A: No matter where I work, Atlanta will always be home. It’s this fantastic churn of old and new, of traditional and what’s next. And from my vantage point, the Atlanta theater community seems to be alive with this palpable energy right now, these new ideas.
There are a lot of original voices in playwriting emerging as well, diverse both culturally and stylistically. And rather than be hobbled by the loss of seminal institutions like Georgia Shakespeare, the community is pushing ahead. Most importantly, everyone from the Alliance on down seems to be taking bolder chances, taking risks. That’s what theaters everywhere have to do to keep audiences coming back.
Q: What’s the chief difference between writing for the stage and writing for an HBO show?
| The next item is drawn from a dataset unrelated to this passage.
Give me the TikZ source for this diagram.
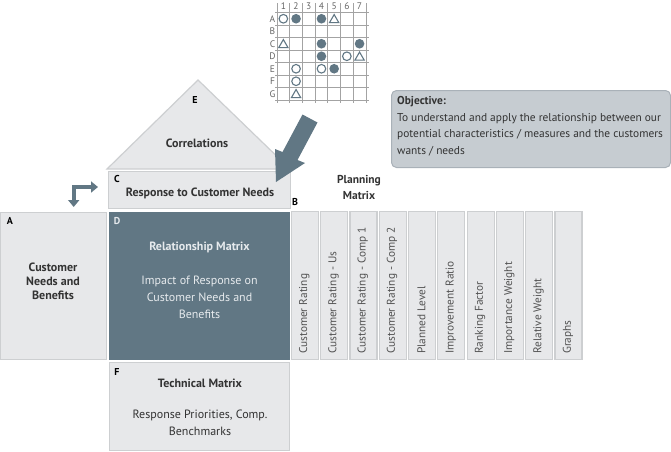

A: Both are fun. The biggest immediate difference is that writing on “The Brink,” on any television show really, is about being faithful to those existing characters and making sure, through healthy debate and a lot of working lunches, you’re all delivering the showrunner’s vision. With plays, you can do whatever crazy thing you want.
Q: What’s next?
A: I’m working now on a breakneck absurdist farce about income inequality and the “disappearing middle class” called Bleeding Hearts. And I’m also drafting a play exploring the phenomenon of everyday rage called Mercury. It’s a real zoo of a play. It’s not nice.
Q: If you had to give a name to the Yockey double bill at the Express, what might that be?
A: Freddie asked me this. I honestly have no idea. Maybe “Bird Trouble.” No, that’s ridiculous; don’t print that. [He acquiesced, so we did.]